## Begin

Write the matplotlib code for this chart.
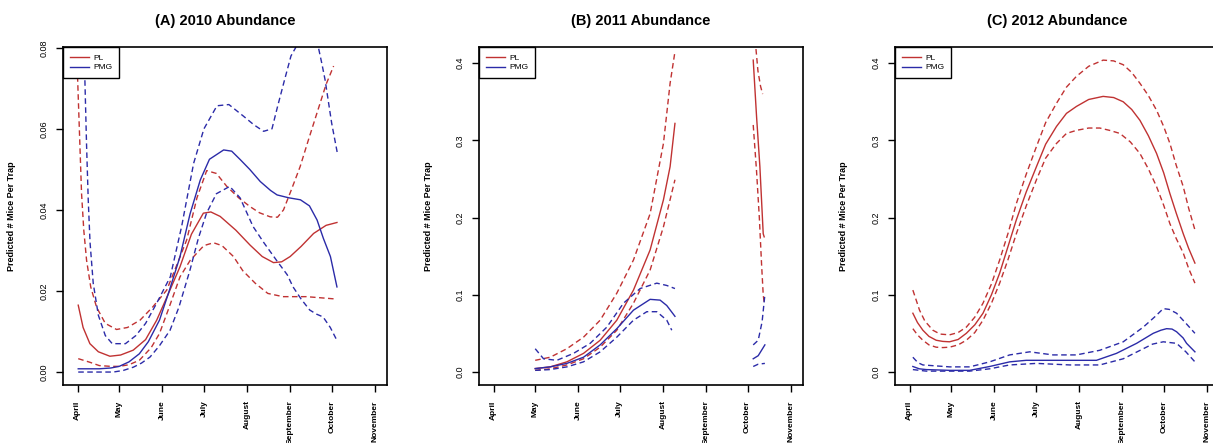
import numpy as np
import matplotlib
matplotlib.use('Agg')
import matplotlib.pyplot as plt
from matplotlib.lines import Line2D

RED = '#C03232'
BLUE = '#2B2BA8'

# month starts (day of year) and names
month_days = [91, 121, 152, 182, 213, 244, 274, 305]
month_names = ['April', 'May', 'June', 'July', 'August', 'September', 'October', 'November']

# ---- (A) 2010 ----
a_pl_x = [91.5, 95, 99.9, 106, 114.3, 122, 131.1, 140, 148, 156, 164.8, 173, 181.6, 187, 193.7, 205, 215.3, 224, 232.1, 238, 244.1, 252, 261, 270, 277.8]
a_pl_y = [0.0165, 0.0110, 0.0070, 0.0050, 0.0039, 0.0042, 0.0054, 0.0080, 0.0128, 0.0190, 0.0260, 0.0340, 0.0392, 0.0395, 0.0384, 0.0350, 0.0313, 0.0285, 0.0270, 0.0272, 0.0285, 0.0310, 0.0342, 0.0362, 0.0369]
a_pl_up_x = [91, 92.5, 93.9, 95.5, 97.5, 100.5, 104.7, 111, 119.1, 127, 136, 145, 155.2, 162, 169.6, 177, 184, 191, 198.5, 207, 215.3, 222, 229.7, 235, 239.3, 245, 251.3, 257, 263.4, 270, 275.4]
a_pl_up_y = [0.0730, 0.0580, 0.0440, 0.0350, 0.0276, 0.0210, 0.0160, 0.0120, 0.0105, 0.0110, 0.0128, 0.0160, 0.0202, 0.0260, 0.0326, 0.0430, 0.0497, 0.0490, 0.0458, 0.0430, 0.0408, 0.0393, 0.0383, 0.0382, 0.0400, 0.0450, 0.0507, 0.0570, 0.0639, 0.0710, 0.0755]
a_pl_lo_x = [91.5, 100, 106.6, 115, 121, 128, 135.5, 144, 150, 157, 164.8, 172, 176.8, 182, 188.9, 195, 203.3, 210, 219, 228, 238.9, 255.8, 277.8]
a_pl_lo_y = [0.0033, 0.0024, 0.0016, 0.0014, 0.0014, 0.0018, 0.0029, 0.0060, 0.0095, 0.0160, 0.0235, 0.0275, 0.0293, 0.0312, 0.0319, 0.0312, 0.0285, 0.0250, 0.0219, 0.0194, 0.0186, 0.0186, 0.0180]
a_pmg_x = [91.5, 100, 106.6, 115, 121, 128, 135.5, 142, 150, 157, 164.8, 172, 179.4, 186, 196.2, 202, 208.2, 215, 222.6, 230, 234.7, 243, 251.5, 258, 263.5, 268, 273.1, 277.8]
a_pmg_y = [0.0008, 0.0008, 0.0008, 0.0010, 0.0014, 0.0025, 0.0045, 0.0075, 0.0128, 0.0200, 0.0285, 0.0390, 0.0474, 0.0525, 0.0548, 0.0545, 0.0524, 0.0500, 0.0470, 0.0448, 0.0437, 0.0430, 0.0425, 0.0410, 0.0375, 0.0330, 0.0285, 0.0210]
a_pmg_up_x = [96.3, 97.5, 98.7, 100, 102.3, 106, 111, 116, 125.5, 133, 140, 148, 157.8, 166, 174.6, 182, 191.4, 200, 210.6, 218, 225, 231, 235.1, 240, 244.7, 248, 251.3, 258, 264.5, 267, 269.3, 274, 278.1]
a_pmg_up_y = [0.0720, 0.0560, 0.0425, 0.0320, 0.0219, 0.0140, 0.0090, 0.0070, 0.0070, 0.0090, 0.0120, 0.0170, 0.0235, 0.0360, 0.0515, 0.0600, 0.0657, 0.0660, 0.0631, 0.0610, 0.0594, 0.0600, 0.0656, 0.0720, 0.0780, 0.0800, 0.0840, 0.0850, 0.0800, 0.0760, 0.0720, 0.0614, 0.0540]
a_pmg_lo_x = [91.5, 105, 116.8, 124, 131.2, 137, 143.2, 150, 157.6, 164, 172, 178, 183.9, 191, 200.6, 208, 217.4, 225, 234.2, 242, 246.2, 252, 258.2, 263, 267.8, 273, 277.8]
a_pmg_lo_y = [0.0000, 0.0000, 0.0000, 0.0004, 0.0012, 0.0022, 0.0037, 0.0065, 0.0103, 0.0160, 0.0252, 0.0330, 0.0392, 0.0440, 0.0458, 0.0430, 0.0359, 0.0320, 0.0276, 0.0240, 0.0210, 0.0180, 0.0153, 0.0143, 0.0136, 0.0110, 0.0078]

# ---- (B) 2011 ----
b_pl_x = [121, 131.8, 143.8, 155.8, 167.8, 179.8, 191.8, 203.8, 213.4, 218.2, 221.7]
b_pl_y = [0.0043, 0.0065, 0.0130, 0.0240, 0.0410, 0.0670, 0.1060, 0.1580, 0.2230, 0.2660, 0.3220]
b_pl_up_x = [121, 131.8, 143.8, 155.8, 167.8, 179.8, 191.8, 203.8, 213.4, 218.2, 221.7]
b_pl_up_y = [0.0150, 0.0190, 0.0300, 0.0450, 0.0670, 0.1020, 0.1450, 0.2050, 0.2960, 0.3740, 0.4150]
b_pl_lo_x = [121, 131.8, 143.8, 155.8, 167.8, 179.8, 191.8, 203.8, 213.4, 221.7]
b_pl_lo_y = [0.0020, 0.0040, 0.0090, 0.0170, 0.0320, 0.0540, 0.0890, 0.1320, 0.1880, 0.2490]
b_pmg_x = [121, 131.8, 143.8, 155.8, 167.8, 179.8, 191.8, 203.8, 211, 215.8, 221.7]
b_pmg_y = [0.0043, 0.0065, 0.0110, 0.0190, 0.0350, 0.0560, 0.0800, 0.0940, 0.0930, 0.0860, 0.0720]
b_pmg_up_x = [121, 127, 136.6, 148.6, 160.6, 172.6, 184.6, 196.6, 208.6, 215.8, 221.7]
b_pmg_up_y = [0.0300, 0.0170, 0.0150, 0.0240, 0.0370, 0.0580, 0.0890, 0.1080, 0.1150, 0.1120, 0.1080]
b_pmg_lo_x = [121, 131.8, 143.8, 155.8, 167.8, 179.8, 191.8, 201.4, 208.6, 215.8, 219.4]
b_pmg_lo_y = [0.0020, 0.0030, 0.0065, 0.0130, 0.0260, 0.0450, 0.0670, 0.0780, 0.0780, 0.0670, 0.0540]
# October fragment
b_oct_pl_x = [278.1, 280.5, 282.9, 285.3, 286.0]
b_oct_pl_y = [0.4040, 0.3310, 0.2660, 0.1790, 0.1750]
b_oct_pl_up_x = [279.5, 281.5, 283.4, 284.9]
b_oct_pl_up_y = [0.4300, 0.3900, 0.3700, 0.3600]
b_oct_pl_lo_x = [278.1, 280.5, 282.5, 284.1, 285.3, 286.0]
b_oct_pl_lo_y = [0.3200, 0.2600, 0.2000, 0.1400, 0.1000, 0.0900]
b_oct_pmg_x = [278.1, 281.7, 286.5]
b_oct_pmg_y = [0.0170, 0.0210, 0.0350]
b_oct_pmg_up_x = [278.1, 281.7, 284.5, 286.5]
b_oct_pmg_up_y = [0.0350, 0.0410, 0.0650, 0.1000]
b_oct_pmg_lo_x = [278.1, 281.7, 286.5]
b_oct_pmg_lo_y = [0.0070, 0.0100, 0.0110]

# ---- (C) 2012 ----
c_pl_x = [93.4, 96.7, 100.6, 105, 110.2, 115, 119.8, 126, 131.9, 138, 143.9, 150, 155.9, 162, 167.9, 175, 182.4, 189, 196.8, 204, 211.2, 220, 230.4, 238, 244.9, 251, 256.9, 263, 268.9, 274, 278.5, 283, 288.1, 292, 296.5]
c_pl_y = [0.0760, 0.0640, 0.0540, 0.0460, 0.0410, 0.0395, 0.0390, 0.0420, 0.0500, 0.0610, 0.0760, 0.1000, 0.1280, 0.1630, 0.1970, 0.2330, 0.2660, 0.2950, 0.3180, 0.3350, 0.3440, 0.3530, 0.3570, 0.3555, 0.3500, 0.3400, 0.3260, 0.3060, 0.2830, 0.2580, 0.2310, 0.2060, 0.1790, 0.1600, 0.1410]
c_pl_up_x = [93.4, 98.2, 102, 107.8, 113, 119.8, 126, 131.9, 138, 143.9, 150, 155.9, 162, 167.9, 175, 182.4, 189, 196.8, 204, 211.2, 220, 230.4, 238, 244.9, 251, 256.9, 263, 268.9, 274, 278.5, 283, 288.1, 292, 296.5]
c_pl_up_y = [0.1060, 0.0800, 0.0660, 0.0540, 0.0490, 0.0480, 0.0510, 0.0580, 0.0710, 0.0890, 0.1140, 0.1450, 0.1800, 0.2180, 0.2560, 0.2920, 0.3230, 0.3480, 0.3690, 0.3830, 0.3960, 0.4040, 0.4030, 0.3980, 0.3880, 0.3740, 0.3580, 0.3390, 0.3180, 0.2960, 0.2680, 0.2400, 0.2120, 0.1840]
c_pl_lo_x = [93.4, 96.7, 100.6, 105, 110.2, 115, 119.8, 126, 131.9, 138, 143.9, 150, 155.9, 162, 167.9, 175, 182.4, 189, 196.8, 204, 211.2, 220, 228, 235, 242.5, 250, 256.9, 263, 268.9, 274, 278.5, 283, 288.1, 292, 296.5]
c_pl_lo_y = [0.0560, 0.0480, 0.0410, 0.0350, 0.0320, 0.0315, 0.0320, 0.0350, 0.0410, 0.0510, 0.0670, 0.0890, 0.1150, 0.1460, 0.1790, 0.2150, 0.2490, 0.2770, 0.2960, 0.3090, 0.3130, 0.3160, 0.3160, 0.3130, 0.3090, 0.2980, 0.2830, 0.2630, 0.2400, 0.2160, 0.1920, 0.1730, 0.1540, 0.1340, 0.1150]
c_pmg_x = [93.4, 98, 103, 119.8, 134.3, 148.7, 163.1, 175, 199.2, 225.6, 240, 254.5, 266.5, 272, 276.1, 280, 283.3, 288, 290.5, 296.5]
c_pmg_y = [0.0070, 0.0040, 0.0030, 0.0020, 0.0020, 0.0070, 0.0130, 0.0150, 0.0150, 0.0150, 0.0240, 0.0370, 0.0500, 0.0540, 0.0560, 0.0555, 0.0520, 0.0440, 0.0370, 0.0260]
c_pmg_up_x = [93.4, 97, 100.6, 119.8, 134.3, 148.7, 163.1, 177.5, 194.3, 211.2, 228, 244.9, 259.3, 268, 273.7, 278, 283.3, 290, 296.5]
c_pmg_up_y = [0.0190, 0.0120, 0.0090, 0.0065, 0.0065, 0.0130, 0.0220, 0.0260, 0.0220, 0.0220, 0.0280, 0.0390, 0.0580, 0.0720, 0.0820, 0.0810, 0.0760, 0.0630, 0.0500]
c_pmg_lo_x = [93.4, 103, 119.8, 134.3, 148.7, 163.1, 182.4, 206.4, 228, 244.9, 259.3, 266, 273.7, 283.3, 290, 296.5]
c_pmg_lo_y = [0.0030, 0.0010, 0.0010, 0.0010, 0.0040, 0.0090, 0.0110, 0.0090, 0.0090, 0.0170, 0.0300, 0.0360, 0.0390, 0.0370, 0.0260, 0.0130]

fig = plt.figure(figsize=(12.13, 4.43), dpi=100)
plt.rcParams['font.family'] = ['Liberation Sans', 'DejaVu Sans']

def setup(ax, title, ylim, yticks, ylabels):
  ax.set_xlim(80.5, 313.8)
  ax.set_ylim(*ylim)
  ax.set_xticks(month_days)
  ax.set_xticklabels(month_names, rotation=90, fontsize=6, fontweight='bold', va='top')
  ax.set_yticks(yticks)
  ax.set_yticklabels(ylabels, rotation=90, fontsize=6.5, va='center')
  ax.tick_params(length=5, width=1, pad=5)
  ax.tick_params(axis='x', pad=6)
  ax.set_ylabel('Predicted # Mice Per Trap', fontsize=6.5, fontweight='bold', labelpad=17)
  ax.set_title(title, fontsize=10.5, fontweight='bold', pad=16)
  for s in ax.spines.values():
    s.set_linewidth(1.2)
  handles = [Line2D([], [], color=RED, lw=1), Line2D([], [], color=BLUE, lw=1)]
  leg = ax.legend(handles, ['PL', 'PMG'], loc='upper left', fontsize=6, fancybox=False,
                  edgecolor='black', framealpha=1, borderaxespad=0, handlelength=2.3,
                  borderpad=0.8, labelspacing=0.25, handletextpad=0.5)
  leg.get_frame().set_linewidth(1)

def draw(ax, x, y, c, ls):
  ax.plot(x, y, color=c, lw=1, ls=ls, dashes=(4, 2.5) if ls == '--' else (None, None))

axA = fig.add_axes([0.0519, 0.1309, 0.2671, 0.763])
draw(axA, a_pl_x, a_pl_y, RED, '-')
draw(axA, a_pl_up_x, a_pl_up_y, RED, '--')
draw(axA, a_pl_lo_x, a_pl_lo_y, RED, '--')
draw(axA, a_pmg_x, a_pmg_y, BLUE, '-')
draw(axA, a_pmg_up_x, a_pmg_up_y, BLUE, '--')
draw(axA, a_pmg_lo_x, a_pmg_lo_y, BLUE, '--')
setup(axA, '(A) 2010 Abundance', (-0.0032, 0.0802), [0, 0.02, 0.04, 0.06, 0.08],
      ['0.00', '0.02', '0.04', '0.06', '0.08'])

axB = fig.add_axes([0.3949, 0.1309, 0.2669, 0.763])
for xs, ys, c, ls in [(b_pl_x, b_pl_y, RED, '-'), (b_pl_up_x, b_pl_up_y, RED, '--'),
                      (b_pl_lo_x, b_pl_lo_y, RED, '--'), (b_pmg_x, b_pmg_y, BLUE, '-'),
                      (b_pmg_up_x, b_pmg_up_y, BLUE, '--'), (b_pmg_lo_x, b_pmg_lo_y, BLUE, '--'),
                      (b_oct_pl_x, b_oct_pl_y, RED, '-'), (b_oct_pl_up_x, b_oct_pl_up_y, RED, '--'),
                      (b_oct_pl_lo_x, b_oct_pl_lo_y, RED, '--'), (b_oct_pmg_x, b_oct_pmg_y, BLUE, '-'),
                      (b_oct_pmg_up_x, b_oct_pmg_up_y, BLUE, '--'), (b_oct_pmg_lo_x, b_oct_pmg_lo_y, BLUE, '--')]:
  draw(axB, xs, ys, c, ls)
setup(axB, '(B) 2011 Abundance', (-0.017, 0.421), [0, 0.1, 0.2, 0.3, 0.4],
      ['0.0', '0.1', '0.2', '0.3', '0.4'])

axC = fig.add_axes([0.7378, 0.1309, 0.2671, 0.763])
draw(axC, c_pl_x, c_pl_y, RED, '-')
draw(axC, c_pl_up_x, c_pl_up_y, RED, '--')
draw(axC, c_pl_lo_x, c_pl_lo_y, RED, '--')
draw(axC, c_pmg_x, c_pmg_y, BLUE, '-')
draw(axC, c_pmg_up_x, c_pmg_up_y, BLUE, '--')
draw(axC, c_pmg_lo_x, c_pmg_lo_y, BLUE, '--')
setup(axC, '(C) 2012 Abundance', (-0.017, 0.421), [0, 0.1, 0.2, 0.3, 0.4],
      ['0.0', '0.1', '0.2', '0.3', '0.4'])

fig.savefig('out.png', dpi=100)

## End

=== EXERCISE TASK ===
Please take the lines from the beginning of the data above through the line holding "BLUE = '#2B2BA8'" and transcribe them exactly, without any pictures.

=== THE RESULT ===
Write the matplotlib code for this chart.
import numpy as np
import matplotlib
matplotlib.use('Agg')
import matplotlib.pyplot as plt
from matplotlib.lines import Line2D

RED = '#C03232'
BLUE = '#2B2BA8'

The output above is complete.